* _Goal_
In your copy, include every line of the listing below exactly but none of the pictures.

* _Exercise materials_
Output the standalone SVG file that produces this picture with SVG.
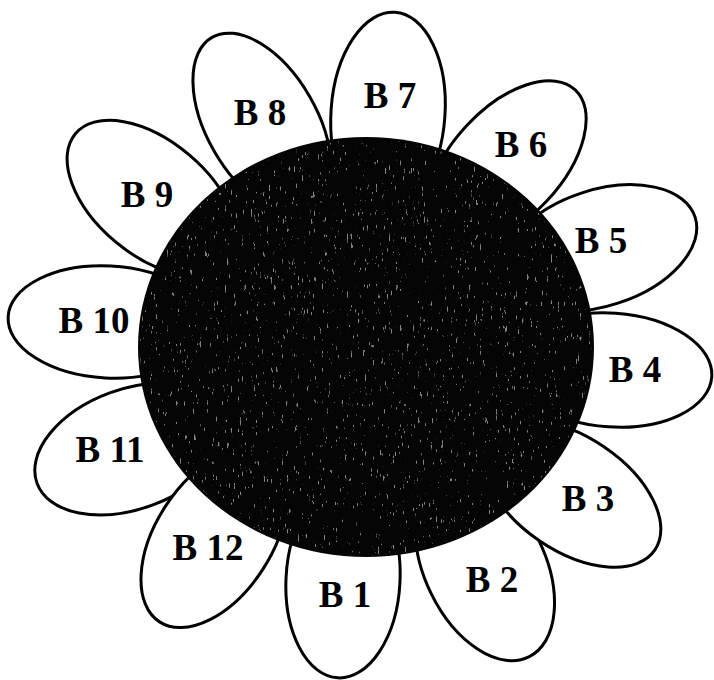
<svg xmlns="http://www.w3.org/2000/svg" width="714" height="680" viewBox="0 0 714 680">
<defs>
<filter id="speckle" x="0" y="0" width="100%" height="100%">
<feTurbulence type="fractalNoise" baseFrequency="0.55 0.12" numOctaves="3" seed="7" result="n"/>
<feColorMatrix in="n" type="matrix" values="0 0 0 0 1  0 0 0 0 1  0 0 0 0 1  16 0 0 0 -11.2" result="dots"/>
<feComposite in="dots" in2="SourceGraphic" operator="in"/>
</filter>
</defs>
<style>
.petal{fill:#fff;stroke:#000;stroke-width:3}
.lbl{font-family:"Liberation Serif","Times New Roman",serif;font-weight:bold;font-size:37px;fill:#000;text-anchor:middle}
.disk{fill:#050505}
.tex{fill:#fff;opacity:0.5;filter:url(#speckle)}
</style>
<rect width="714" height="680" fill="#fff"/>
<g id="petals">
<g id="B7"><ellipse class="petal" rx="101" ry="57" transform="translate(388,113) rotate(-86)"/><text class="lbl" x="390" y="108">B 7</text></g>
<g id="B8"><ellipse class="petal" rx="100" ry="55" transform="translate(262,124) rotate(-120)"/><text class="lbl" x="260" y="125">B 8</text></g>
<g id="B9"><ellipse class="petal" rx="100" ry="57" transform="translate(152,198) rotate(-140)"/><text class="lbl" x="147" y="207">B 9</text></g>
<g id="B10"><ellipse class="petal" rx="100" ry="56" transform="translate(108,322) rotate(-177)"/><text class="lbl" x="94" y="333">B 10</text></g>
<g id="B11"><ellipse class="petal" rx="100" ry="60" transform="translate(131,449) rotate(160)"/><text class="lbl" x="110" y="462">B 11</text></g>
<g id="B12"><ellipse class="petal" rx="100" ry="58" transform="translate(214,538) rotate(123)"/><text class="lbl" x="208" y="560">B 12</text></g>
<g id="B1"><ellipse class="petal" rx="98" ry="57" transform="translate(343,580) rotate(93)"/><text class="lbl" x="345" y="607">B 1</text></g>
<g id="B2"><ellipse class="petal" rx="100" ry="60" transform="translate(485,567) rotate(64)"/><text class="lbl" x="492" y="592">B 2</text></g>
<g id="B3"><ellipse class="petal" rx="100" ry="57" transform="translate(572,494) rotate(34)"/><text class="lbl" x="588" y="511">B 3</text></g>
<g id="B4"><ellipse class="petal" rx="100" ry="57" transform="translate(612,370) rotate(4)"/><text class="lbl" x="635" y="382">B 4</text></g>
<g id="B5"><ellipse class="petal" rx="100" ry="58" transform="translate(600,248) rotate(-18)"/><text class="lbl" x="601" y="253">B 5</text></g>
<g id="B6"><ellipse class="petal" rx="100" ry="55" transform="translate(507,163) rotate(-47)"/><text class="lbl" x="521" y="157">B 6</text></g>
</g>
<g id="disk">
<ellipse class="disk" cx="366" cy="347" rx="228" ry="210"/>
<ellipse class="tex" cx="366" cy="347" rx="226" ry="208"/>
</g>
</svg>
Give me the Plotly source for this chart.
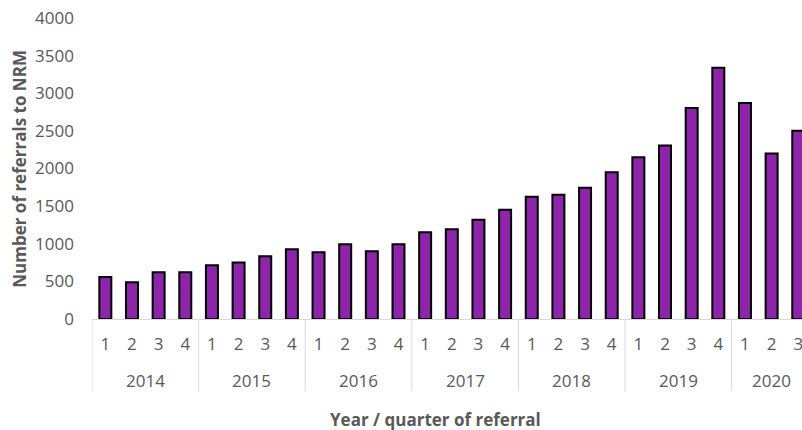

* _Response to this exercise_
Output the standalone SVG file that produces this picture with SVG.
<svg xmlns="http://www.w3.org/2000/svg" width="714" height="680" viewBox="0 0 714 680">
<defs>
<filter id="speckle" x="0" y="0" width="100%" height="100%">
<feTurbulence type="fractalNoise" baseFrequency="0.55 0.12" numOctaves="3" seed="7" result="n"/>
<feColorMatrix in="n" type="matrix" values="0 0 0 0 1  0 0 0 0 1  0 0 0 0 1  16 0 0 0 -11.2" result="dots"/>
<feComposite in="dots" in2="SourceGraphic" operator="in"/>
</filter>
</defs>
<style>
.petal{fill:#fff;stroke:#000;stroke-width:3}
.lbl{font-family:"Liberation Serif","Times New Roman",serif;font-weight:bold;font-size:37px;fill:#000;text-anchor:middle}
.disk{fill:#050505}
.tex{fill:#fff;opacity:0.5;filter:url(#speckle)}
</style>
<rect width="714" height="680" fill="#fff"/>
<g id="petals">
<g id="B7"><ellipse class="petal" rx="101" ry="57" transform="translate(388,113) rotate(-86)"/><text class="lbl" x="390" y="108">B 7</text></g>
<g id="B8"><ellipse class="petal" rx="100" ry="55" transform="translate(262,124) rotate(-120)"/><text class="lbl" x="260" y="125">B 8</text></g>
<g id="B9"><ellipse class="petal" rx="100" ry="57" transform="translate(152,198) rotate(-140)"/><text class="lbl" x="147" y="207">B 9</text></g>
<g id="B10"><ellipse class="petal" rx="100" ry="56" transform="translate(108,322) rotate(-177)"/><text class="lbl" x="94" y="333">B 10</text></g>
<g id="B11"><ellipse class="petal" rx="100" ry="60" transform="translate(131,449) rotate(160)"/><text class="lbl" x="110" y="462">B 11</text></g>
<g id="B12"><ellipse class="petal" rx="100" ry="58" transform="translate(214,538) rotate(123)"/><text class="lbl" x="208" y="560">B 12</text></g>
<g id="B1"><ellipse class="petal" rx="98" ry="57" transform="translate(343,580) rotate(93)"/><text class="lbl" x="345" y="607">B 1</text></g>
<g id="B2"><ellipse class="petal" rx="100" ry="60" transform="translate(485,567) rotate(64)"/><text class="lbl" x="492" y="592">B 2</text></g>
<g id="B3"><ellipse class="petal" rx="100" ry="57" transform="translate(572,494) rotate(34)"/><text class="lbl" x="588" y="511">B 3</text></g>
<g id="B4"><ellipse class="petal" rx="100" ry="57" transform="translate(612,370) rotate(4)"/><text class="lbl" x="635" y="382">B 4</text></g>
<g id="B5"><ellipse class="petal" rx="100" ry="58" transform="translate(600,248) rotate(-18)"/><text class="lbl" x="601" y="253">B 5</text></g>
<g id="B6"><ellipse class="petal" rx="100" ry="55" transform="translate(507,163) rotate(-47)"/><text class="lbl" x="521" y="157">B 6</text></g>
</g>
<g id="disk">
<ellipse class="disk" cx="366" cy="347" rx="228" ry="210"/>
<ellipse class="tex" cx="366" cy="347" rx="226" ry="208"/>
</g>
</svg>
Give me the Plotly source for this chart.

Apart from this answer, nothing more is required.